Selai itu, penelitian yang dilakukan LIPI pada 2000-2004 menyebutkan setiap kenaikan 1 persen anggaran mampu menurunkan tingkat kemiskinan sekitar 0,4 persen sedangkan pada 2005-2009 kemampuan fiskal tersebut hanya 0,06 persen. Temuan LIPI tersebut didasarkan kepada kenaikan anggaran untuk pengentasan kemiskinan sebesar 394 persen dalam kurun waktu 2000-2009 dari sekitar Rp18 triliun menjadi sekitar Rp71 triliun. Adapun, tingkat kemiskinan berkurang dari 19,1 persen pada 2000 menjadi 14,2 persen pada 2009. Hal ini menjadi salah satu indikasi tidak efektifnya anggaran tersebut, walaupun setiap tahunnya meningkat.

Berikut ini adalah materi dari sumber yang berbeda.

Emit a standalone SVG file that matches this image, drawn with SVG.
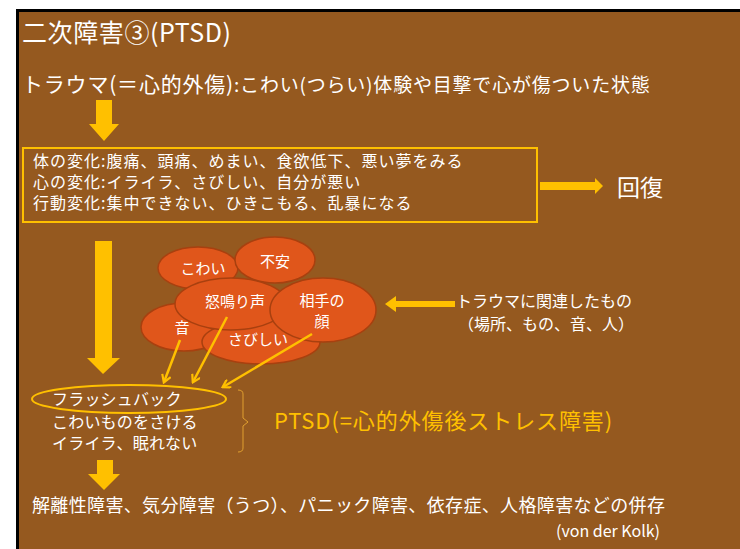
<svg xmlns="http://www.w3.org/2000/svg" width="740" height="549" viewBox="0 0 740 549">
<defs>
<style>
text{font-family:"Noto Sans CJK JP","Noto Sans",sans-serif;fill:#FFFFFF}
.bub{fill:#E0561B;stroke:#A8400F;stroke-width:1.5}
.bt{font-size:15px;text-anchor:middle}
.box{font-size:16px;letter-spacing:1px}
.sym{font-size:16px;letter-spacing:0.2px}
.thin{stroke:#FFC000;stroke-width:2.5;fill:none;marker-end:url(#vh)}
.fat{fill:#FFC000}
</style>
<marker id="vh" markerWidth="10" markerHeight="10" refX="8" refY="5" orient="auto" markerUnits="userSpaceOnUse" viewBox="0 0 10 10">
<path d="M1,0.5 L8.5,5 L1,9.5" fill="none" stroke="#FFC000" stroke-width="2.2"/>
</marker>
</defs>
<rect x="0" y="0" width="740" height="549" fill="#FFFFFF"/>
<rect x="16" y="9" width="724" height="540" fill="#000000"/>
<rect x="19" y="12" width="721" height="537" fill="#95591F"/>

<g id="title"><text x="22" y="42" font-size="25" letter-spacing="0.6">二次障害③(PTSD)</text></g>
<g id="trauma"><text x="22" y="92" font-size="21" letter-spacing="0.8">トラウマ(＝心的外傷)<tspan font-size="19">:こわい(つらい)体験や目撃で心が傷ついた状態</tspan></text></g>

<g id="changes">
<rect x="23" y="148" width="514" height="74" fill="none" stroke="#FFC000" stroke-width="2"/>
<text class="box" x="33" y="167">体の変化:腹痛、頭痛、めまい、食欲低下、悪い夢をみる</text>
<text class="box" x="33" y="188">心の変化:イライラ、さびしい、自分が悪い</text>
<text class="box" x="33" y="209">行動変化:集中できない、ひきこもる、乱暴になる</text>
</g>
<g id="recovery"><text x="617" y="196" font-size="23">回復</text></g>

<g id="bubbles">
<g id="b-kowai"><ellipse class="bub" cx="198" cy="268" rx="40" ry="21"/><text class="bt" x="203" y="274">こわい</text></g>
<g id="b-fuan"><ellipse class="bub" cx="275" cy="260" rx="40" ry="23"/><text class="bt" x="275" y="267">不安</text></g>
<g id="b-oto"><ellipse class="bub" cx="184" cy="327" rx="43" ry="24"/><text class="bt" x="182" y="333">音</text></g>
<g id="b-sabishii"><ellipse class="bub" cx="261" cy="342" rx="59" ry="22"/><text class="bt" x="258" y="345">さびしい</text></g>
<g id="b-donari"><ellipse class="bub" cx="231" cy="304" rx="56" ry="26"/><text class="bt" x="235" y="307">怒鳴り声</text></g>
<g id="b-aite"><ellipse class="bub" cx="323" cy="310" rx="53" ry="32"/><text class="bt" x="322" y="306">相手の</text><text class="bt" x="322" y="327">顔</text></g>
</g>

<g id="related"><text x="456" y="307" font-size="16">トラウマに関連したもの</text><text x="458" y="330" font-size="16">（場所、もの、音、人）</text></g>

<g id="symptoms">
<ellipse cx="129" cy="399" rx="97" ry="14" fill="none" stroke="#FFC000" stroke-width="2"/>
<text class="sym" x="52" y="405">フラッシュバック</text>
<text class="sym" x="52" y="428">こわいものをさける</text>
<text class="sym" x="52" y="449">イライラ、眠れない</text>
<path d="M238,390 Q243,390 243,394 V418 L248,422 L243,426 V448 Q243,452 238,452" fill="none" stroke="#E0A030" stroke-width="1"/>
</g>
<g id="ptsd"><text x="274" y="429" font-size="22" letter-spacing="0.9" style="fill:#FFC000">PTSD(=心的外傷後ストレス障害)</text></g>

<g id="comorbid"><text x="32" y="512" font-size="18" letter-spacing="0.35">解離性障害、気分障害（うつ）、パニック障害、依存症、人格障害などの併存</text></g>
<g id="source"><text x="660" y="537" font-size="16" text-anchor="end">(von der Kolk)</text></g>

<g id="connectors">
<path class="fat" d="M96,100 H112 V124 H119 L104,141 L89,124 H96 Z"/>
<path class="fat" d="M95,241 H112 V358 H120 L103,374 L87,358 H95 Z"/>
<path class="fat" d="M97,460 H113 V474 H120 L104,490 L88,474 H97 Z"/>
<path class="fat" d="M540,182 H595 V178 L603,186 L595,194 V190 H540 Z"/>
<path class="fat" d="M455,301 H396 V296 L385,304 L396,312 V307 H455 Z"/>
<path class="thin" d="M180,340 L164,382"/>
<path class="thin" d="M227,317 L193,382"/>
<path class="thin" d="M312,334 L223,387"/>
</g>
</svg>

Bandingkan dengan hasil penelitian yang dilakukan Irfan Syauqi Beik (2009) yang menunjukkan bahwa zakat mampu mengurangi jumlah keluarga miskin dari 84 persen menjadi 74 persen. Kemudian dari aspek kedalaman kemiskinan, zakat juga terbukti mampu mengurangi kesenjangan kemiskinan dan kesenjangan pendapatan, yang diindikasikan oleh penurunan nilai P1 dari Rp 540.657,01 menjadi Rp 410.337,06 dan nilai I dari 0,43 menjadi 0,33. Sedangkan ditinjau dari tingkat keparahan kemiskinan, zakat juga mampu mengurangi tingkat keparahan kemiskinan yang ditandai dengan penurunan nilai Indeks Sen (P2) dari 0,46 menjadi 0,33 dan nilai indeks FGT dari 0,19 menjadi 0,11.

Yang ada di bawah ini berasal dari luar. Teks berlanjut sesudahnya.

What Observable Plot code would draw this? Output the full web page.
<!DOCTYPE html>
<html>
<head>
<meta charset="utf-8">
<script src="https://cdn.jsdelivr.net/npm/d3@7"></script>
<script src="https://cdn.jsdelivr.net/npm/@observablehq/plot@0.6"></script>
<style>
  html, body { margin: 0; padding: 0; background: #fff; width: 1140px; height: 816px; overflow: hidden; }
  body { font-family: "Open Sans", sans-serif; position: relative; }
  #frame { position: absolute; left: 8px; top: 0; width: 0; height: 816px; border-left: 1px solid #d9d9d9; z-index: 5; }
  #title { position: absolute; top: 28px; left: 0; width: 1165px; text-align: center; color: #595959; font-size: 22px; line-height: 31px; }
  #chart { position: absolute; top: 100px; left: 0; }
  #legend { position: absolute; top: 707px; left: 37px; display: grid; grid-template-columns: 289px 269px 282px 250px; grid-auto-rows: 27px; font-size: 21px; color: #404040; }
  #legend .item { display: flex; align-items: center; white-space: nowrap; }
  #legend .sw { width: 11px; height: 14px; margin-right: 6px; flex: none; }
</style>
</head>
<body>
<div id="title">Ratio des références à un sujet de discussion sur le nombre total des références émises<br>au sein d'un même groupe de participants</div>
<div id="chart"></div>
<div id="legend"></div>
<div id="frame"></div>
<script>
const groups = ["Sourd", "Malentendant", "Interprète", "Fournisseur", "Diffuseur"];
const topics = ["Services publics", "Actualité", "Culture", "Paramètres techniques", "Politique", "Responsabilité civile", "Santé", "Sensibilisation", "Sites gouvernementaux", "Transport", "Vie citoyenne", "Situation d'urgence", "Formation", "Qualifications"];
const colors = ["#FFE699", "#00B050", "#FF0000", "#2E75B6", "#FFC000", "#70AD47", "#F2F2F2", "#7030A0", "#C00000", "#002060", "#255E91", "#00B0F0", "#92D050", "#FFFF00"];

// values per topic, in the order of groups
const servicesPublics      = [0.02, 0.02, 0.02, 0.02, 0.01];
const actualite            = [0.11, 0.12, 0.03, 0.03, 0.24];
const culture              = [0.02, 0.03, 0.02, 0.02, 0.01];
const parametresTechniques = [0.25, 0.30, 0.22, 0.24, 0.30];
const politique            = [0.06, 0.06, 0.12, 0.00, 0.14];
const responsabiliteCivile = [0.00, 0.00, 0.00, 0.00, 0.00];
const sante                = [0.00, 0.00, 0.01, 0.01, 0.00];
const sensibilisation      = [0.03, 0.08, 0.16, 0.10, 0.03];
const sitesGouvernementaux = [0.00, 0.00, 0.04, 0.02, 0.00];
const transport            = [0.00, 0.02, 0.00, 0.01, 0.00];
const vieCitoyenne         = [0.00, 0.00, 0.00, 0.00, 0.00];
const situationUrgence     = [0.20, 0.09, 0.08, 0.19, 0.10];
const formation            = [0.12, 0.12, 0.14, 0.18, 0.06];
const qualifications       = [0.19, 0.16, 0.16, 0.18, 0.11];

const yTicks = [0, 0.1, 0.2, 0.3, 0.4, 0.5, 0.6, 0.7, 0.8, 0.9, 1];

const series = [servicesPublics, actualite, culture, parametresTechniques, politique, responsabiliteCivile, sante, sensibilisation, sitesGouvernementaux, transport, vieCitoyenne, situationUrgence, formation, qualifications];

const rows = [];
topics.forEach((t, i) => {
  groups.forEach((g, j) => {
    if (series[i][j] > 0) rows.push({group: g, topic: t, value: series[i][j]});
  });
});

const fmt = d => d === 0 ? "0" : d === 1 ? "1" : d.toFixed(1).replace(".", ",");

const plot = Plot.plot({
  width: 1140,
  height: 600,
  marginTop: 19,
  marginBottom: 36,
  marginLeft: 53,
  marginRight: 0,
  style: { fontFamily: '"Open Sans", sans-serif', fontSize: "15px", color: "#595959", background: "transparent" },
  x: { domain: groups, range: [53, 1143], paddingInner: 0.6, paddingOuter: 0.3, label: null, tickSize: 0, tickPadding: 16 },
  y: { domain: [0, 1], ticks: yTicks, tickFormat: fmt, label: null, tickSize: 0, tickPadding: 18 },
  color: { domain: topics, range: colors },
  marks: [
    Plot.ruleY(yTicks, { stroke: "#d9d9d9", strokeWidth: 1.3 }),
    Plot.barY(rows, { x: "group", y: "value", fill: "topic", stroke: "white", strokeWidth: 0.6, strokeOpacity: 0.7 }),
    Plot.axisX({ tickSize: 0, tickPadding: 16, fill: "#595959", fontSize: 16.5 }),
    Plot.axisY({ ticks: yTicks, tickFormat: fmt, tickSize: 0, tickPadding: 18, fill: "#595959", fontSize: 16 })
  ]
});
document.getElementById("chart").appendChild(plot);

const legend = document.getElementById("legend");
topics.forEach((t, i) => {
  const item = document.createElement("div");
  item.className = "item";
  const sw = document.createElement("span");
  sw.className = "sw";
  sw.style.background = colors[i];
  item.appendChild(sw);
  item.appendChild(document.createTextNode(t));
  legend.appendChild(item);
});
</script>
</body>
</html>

Salah satu solusi dalam penanganan fakir miskin adalah melalui pemberdayaan masyarakat. Strategi pemberdayaan masyarakat (community development) bertujuan untuk mendorong penduduk miskin untuk secara kolektif terlibat dalam proses pengambilan keputusan termasuk menanggulangi kemiskinan yang mereka alami sendiri. Masyarakat miskin bukan sebagai objek melainkan subjek. Keberdayaan penduduk miskin ditandai dengan semakin bertambahnya kesempatan kerja yang diciptakan sendiri oleh penduduk miskin secara kolektif dan pada gilirannya akan memberikan tambahan penghasilan, meringankan beban konsumsi, serta meningkatkan nilai simpanan/ asset keluarga miskin. Keberdayaan penduduk miskin juga ditandai dengan semakin meningkatnya kapasitas penduduk miskin secara kolektif dalam mengelola organisasi pembangunan secara mandiri. (Wrihatnolo dan Dwidjowijoto 2008:22)

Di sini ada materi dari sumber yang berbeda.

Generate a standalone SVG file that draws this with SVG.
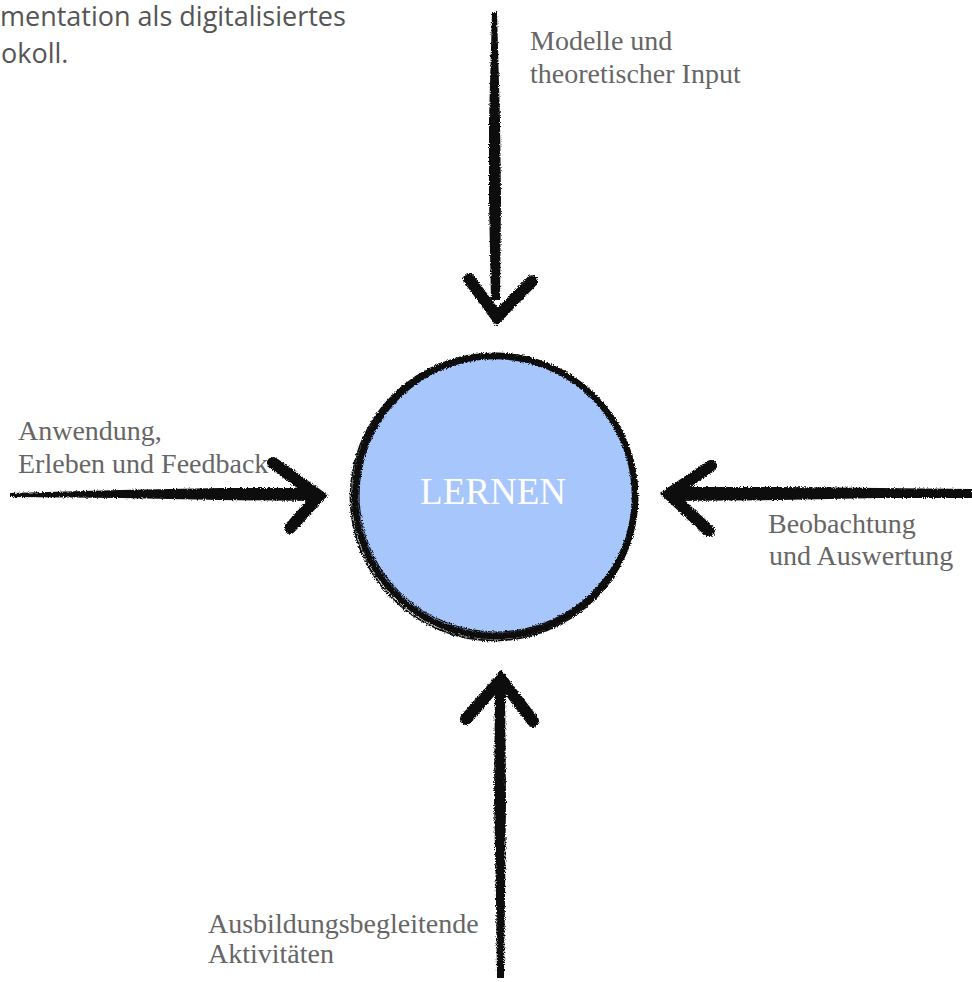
<svg xmlns="http://www.w3.org/2000/svg" width="972" height="982" viewBox="0 0 972 982">
  <style>
    .lbl { font-family: "Liberation Serif", "Times New Roman", serif; font-size: 28px; fill: #666666; }
    .note { font-family: "Open Sans", "Liberation Sans", sans-serif; font-size: 27px; fill: #555555; }
    .center { font-family: "Liberation Serif", "Times New Roman", serif; font-size: 37px; fill: #ffffff; }
    .ink { fill: #111111; }
    .head { fill: none; stroke: #111111; stroke-width: 12; stroke-linejoin: miter; stroke-linecap: round; }
  </style>
  <defs>
    <filter id="rough" filterUnits="userSpaceOnUse" x="0" y="0" width="972" height="982">
      <feTurbulence type="fractalNoise" baseFrequency="0.9" numOctaves="2" seed="4" result="n"/>
      <feDisplacementMap in="SourceGraphic" in2="n" scale="4" xChannelSelector="R" yChannelSelector="G"/>
    </filter>
  </defs>
  <rect width="972" height="982" fill="#ffffff"/>

  <g id="note">
    <text class="note" x="0" y="26">mentation als digitalisiertes</text>
    <text class="note" x="1" y="63">okoll.</text>
  </g>

  <g id="connectors" filter="url(#rough)">
    <g id="arrow-top">
      <path class="ink" d="M492,12 L497,12 L500,120 L501,200 L500,300 L491,300 L489,200 L489,120 Z"/>
      <polyline class="head" points="469,279 497,317 532,281"/>
    </g>
    <g id="arrow-left">
      <path class="ink" d="M10,493 L120,490 L220,488 L312,488 L312,501 L220,500 L120,498 L10,497 Z"/>
      <polyline class="head" points="273,463 319,496 290,528"/>
    </g>
    <g id="arrow-right">
      <path class="ink" d="M672,487 L780,487 L880,488 L972,489 L972,498 L880,498 L780,500 L672,501 Z"/>
      <polyline class="head" points="711,466 669,494 709,531"/>
    </g>
    <g id="arrow-bottom">
      <path class="ink" d="M495,685 L505,685 L506,800 L505,900 L504,978 L497,978 L496,900 L494,800 Z"/>
      <polyline class="head" points="466,719 501,679 533,721"/>
    </g>
  </g>

  <g id="node-lernen">
    <circle cx="495" cy="496" r="140" fill="#a7c6fc"/>
    <g filter="url(#rough)" fill="none" stroke="#111111">
      <circle cx="495" cy="496" r="140" stroke-width="6.5"/>
      <circle cx="494" cy="497" r="143.5" stroke-width="1.8"/>
      <circle cx="496" cy="495" r="137" stroke-width="1.2"/>
    </g>
    <text class="center" x="493" y="504" text-anchor="middle">LERNEN</text>
  </g>

  <g id="label-top">
    <text class="lbl" x="530" y="50">Modelle und</text>
    <text class="lbl" x="530" y="83">theoretischer Input</text>
  </g>
  <g id="label-left">
    <text class="lbl" x="18" y="440">Anwendung,</text>
    <text class="lbl" x="18" y="473">Erleben und Feedback</text>
  </g>
  <g id="label-right">
    <text class="lbl" x="768" y="533">Beobachtung</text>
    <text class="lbl" x="769" y="565">und Auswertung</text>
  </g>
  <g id="label-bottom">
    <text class="lbl" x="208" y="933">Ausbildungsbegleitende</text>
    <text class="lbl" x="208" y="963">Aktivitäten</text>
  </g>
</svg>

Untuk itu, diperlukan sinergi, koordinasi dan integrasi berbagai program yang ada di berbagai Kementerian dan Lembaga agar upaya penanganan fakir miskin ini bisa berhasil. Apalagi penanganan fakir miskin di tanah air sudah memiliki landasan dasar yang kuat yakni: Undang-Undang Dasar Negara Republik Indonesia Tahun 1945, kemudian secara rinci sudah dijabarkan dalam Undang-Undang No. 13 tahun 2011 Tentang Penanganan Fakir Miskin dan Undang-Undang No.23 Tahun 2013 Tentang Pengelolaan Zakat Undang-Undang Dasar. Dengan demikian saudara-saudara kita yang masih dalam kodisi fakir miskin bisa bangkit dan dapat berkontribusi besar dalam memajukan bangsa ini. Wallahua’lam.
Efri Syamsul Bahri, Kepala Unit Pengabdian dan Pemberdayaan Masyarakat STEI SEBI, Depok.